A few weeks later, it was time for another model. Then, a few months later, another one. Success was nice, but the more she worked, the harder it got, and the more time it took. And now, go figure, the first model was beginning to show signs of fatigue. Its predictions were off target. Maybe the data had shifted, or maybe there was something else afoot. Her colleagues were not happy anymore, as the whole business process had been changed due to the new model. It has become an important tool and they were not willing to go back to the days before.
Whatever it was, it was time to go back to the drawing board, re-test, re-train, improve and re-deploy. All this almost by herself, with little help, and with her own hands as automation seemed far away. And of course, the pressure. Not the Data Scientist life she had envisioned and worked hard for.
She went to the kitchen, walked to the coffee machine, and pushed the button to select a double espresso, black. It was going to be a long day. A long evening, maybe even a long night. Something needed to change though, she thought. Or else…
This is not a sad story. It is a realistic one, in many aspects a common one. Many Data Scientists around the globe are faced with a wave of manual operational tasks when developing, testing, deploying, re-training, and re-deploying Machine Learning models, and often they are facing all these tasks alone or with a small team of colleagues.
Enthusiastic and dedicated, they must perform cross-functional tasks to move things along, fill in missing gaps, and ensure that the business objectives are met. Tasks that can more easily be classified as Software Engineering, DevOps, Support rather than Data Science. They understand that a Machine Learning model becomes useful to the organization only when it is used in real life and delivers the results when integrated into genuine business processes. And once it goes there, after the moment of triumph has passed, they are looking at yet another production-grade component that has a distinct lifecycle. Is it still them who need to maintain it?

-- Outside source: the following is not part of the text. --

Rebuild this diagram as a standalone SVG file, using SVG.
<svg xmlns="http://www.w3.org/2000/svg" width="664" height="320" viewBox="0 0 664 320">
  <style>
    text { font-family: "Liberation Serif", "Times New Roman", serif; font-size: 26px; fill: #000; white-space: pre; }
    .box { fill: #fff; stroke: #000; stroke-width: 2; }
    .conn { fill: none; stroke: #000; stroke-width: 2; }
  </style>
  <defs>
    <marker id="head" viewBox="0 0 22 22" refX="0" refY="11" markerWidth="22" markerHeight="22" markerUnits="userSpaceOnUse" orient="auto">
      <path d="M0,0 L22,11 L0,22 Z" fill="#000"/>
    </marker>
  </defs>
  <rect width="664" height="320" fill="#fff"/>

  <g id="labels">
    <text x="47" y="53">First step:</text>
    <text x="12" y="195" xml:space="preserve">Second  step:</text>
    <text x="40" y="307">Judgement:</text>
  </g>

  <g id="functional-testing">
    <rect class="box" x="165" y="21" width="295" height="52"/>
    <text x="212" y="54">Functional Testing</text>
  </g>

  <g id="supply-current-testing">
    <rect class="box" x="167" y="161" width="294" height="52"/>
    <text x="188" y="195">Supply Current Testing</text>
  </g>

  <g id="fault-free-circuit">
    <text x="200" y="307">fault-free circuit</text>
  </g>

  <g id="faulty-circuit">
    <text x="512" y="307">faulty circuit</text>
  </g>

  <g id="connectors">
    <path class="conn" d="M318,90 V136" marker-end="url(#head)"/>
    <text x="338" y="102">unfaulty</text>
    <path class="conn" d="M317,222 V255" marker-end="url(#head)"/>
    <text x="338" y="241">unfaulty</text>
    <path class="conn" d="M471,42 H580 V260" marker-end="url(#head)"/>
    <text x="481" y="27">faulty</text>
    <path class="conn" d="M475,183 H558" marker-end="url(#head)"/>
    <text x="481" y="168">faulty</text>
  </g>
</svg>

Try as they might, these heroes of Data Science will never be able to shine at their brightest without real support. So, what can be done?
Re-Introducing MLOps
MLOps is by no means a new concept or a new practice. Giants such as Google, Microsoft, IBM, Amazon, and others, have been relying on it to empower Data Science projects, reduce time-to-value for Machine Learning modeling, and thus accelerate their data-driven approach to insight-powered business success.

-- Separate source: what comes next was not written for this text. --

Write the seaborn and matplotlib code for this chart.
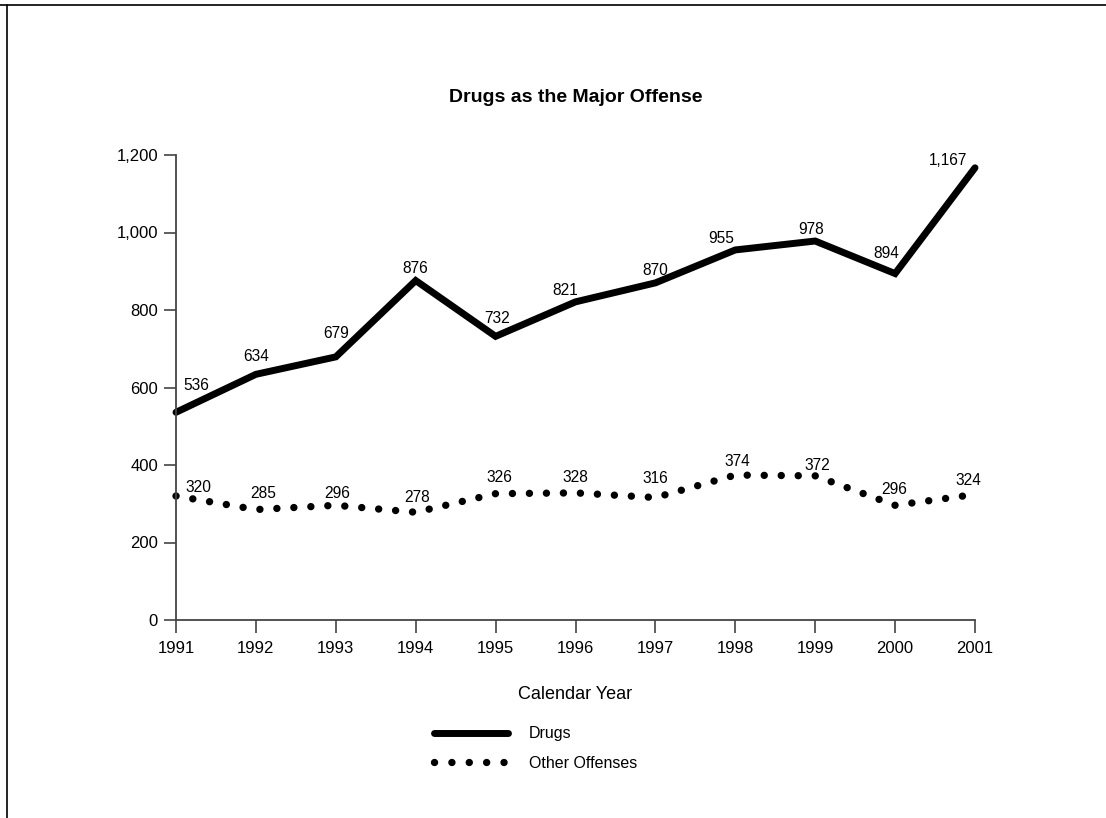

What has changed in the meantime is that companies of all sizes, operating in all sectors, have become increasingly reliant on data insights to fuel their decision-making processes to survive in a global business environment that is growing more competitive.
Therefore, Data Science, Machine Learning, and Artificial Intelligence are becoming mainstream functional capabilities in many companies, rather than luxury services that are set aside and planned for a distant future.
OK, but what is it all about?
MLOps is, firstly, the concept of placing Data Science at the center of a well-organized process, ensuring that Data Scientists are provided with exactly the right data, technical and operational support, collaboration tools, platforms, pipelines, versioning capabilities, and automation services that can prevent them from being left alone to toil like inventors in hidden laboratories, who rarely ever get to see one of their masterpieces in the light of day.
Secondly, MLOps is the practice of guaranteeing that Machine Learning projects are collaborative, involving the sturdy base of the ML/Data platform and the support of the services provided by teams of Data, DevOps, and Software Engineers, who take the burden of operational steps, leaving Data Scientists to use all their might to design ever better models, improve them and oversee their deployment from above.
This collaborative and structured approach has multiple advantages. The first is the notion that Data Scientists only ever focus on the craft they prepared and trained themselves for years and years. This can spell a major improvement in the quality of their work.
Secondly, since MLOps services cover the Machine Learning process end-to-end, the risk is reduced through increased security, maximized compliance, and minimized errors in production. This means overall exponentially improved efficiency, resilience, and productivity.
Most importantly, MLOps is the very definition of added value through process speed-up and dramatic reduction of the time-to-production. Since an ML model is only useful after launched into production, compressing the time needed to deploy, while at the same time increasing accuracy and minimizing risks, means that profitability is achievable and constantly improvable.
Finally, MLOps solves the problem of efficient continuity. Using pipelines and automated processes, together with complex versioning, feature, and model repositories, the Data Scientists are enabled to easily analyze, audit, re-train, and re-deploy any given model. They no longer need to resort to manual processing, instead of relying on a database of their own works and concepts, created and curated for them by the delivered MLOps solution and services.
2021 has been called by some IT industry actors “the year of Machine Learning”, heralding the time when ML predictions become the norm in almost all industries and sectors around the globe.
As the pressure is stepped up on all organizations to become more competitive by augmenting their decision-making capabilities with the help of Artificial Intelligence, more Data Scientists will be called upon to help drive growth with their knowledge.
As they increasingly face more pressure to deliver, they must and will rely on MLOps services to succeed and shine.